The National Association of Black Journalists is responding to Bill Cosby's comments regarding coverage of the rape allegations against him.
Cosby on Friday spoke with the New York Post's Page Six, breaking his silence on the sexual assault allegations more than 20 women have made against him. While the 77-year-old did not address the accusations specifically, he did address the press' response to them.
“Let me say this. I only expect the black media to uphold the standards of excellence in journalism and when you do that you have to go in with a neutral mind,” he said.
In response, Bob Butler, the president of the NABJ, told TMZ all reports relating to the assault claims have been unbiased, and race is not a factor.

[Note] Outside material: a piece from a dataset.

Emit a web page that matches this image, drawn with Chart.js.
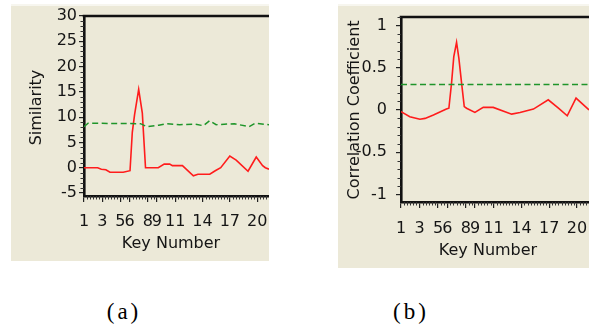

"You don’t go easier on a person [of] color. [It's] wrong for journalism period," he said. "This not a color issue, this is a journalism issue … black people happen to be reporters."
Butler had a similar response when speaking with The Huffington Post.
"I believe reporters have to be neutral and have an open mind when covering a story like this, but being neutral doesn't mean telling one side of the story. Being neutral means telling both sides. And as far as I can see, reporters have been doing that," he said.
He also noted that the Associated Press was right to push Cosby on the issue in its Nov. 6 interview: "If you have more than a dozen people saying the same thing, it gives you pause. You have to ask the questions and the question deserves an answer."
The comedian's wife also recently shifted blame onto the press. In a statement to CBS News, Camille Cosby blasted the media for its portrayal of her "kind," "funny" and "generous" husband, and for failing to vet the accusers before publishing their stories. She likened the response to the Rolling Stone's haphazard coverage of an alleged gang rape at the University of Virginia.
From her statement:
We all followed the story of the article in the "Rolling Stone" concerning allegations of rape at the University of Virginia. The story was heart-breaking, but ultimately appears to be proved to be untrue. Many in the media were quick to link that story to stories about my husband -- until that story unwound. None of us will ever want to be in the position of attacking a victim. But the question should be asked -- who is the victim?
Reps for Cosby were not immediately available for comment.
This post has been updated with comments from NABJ President Bob Butler.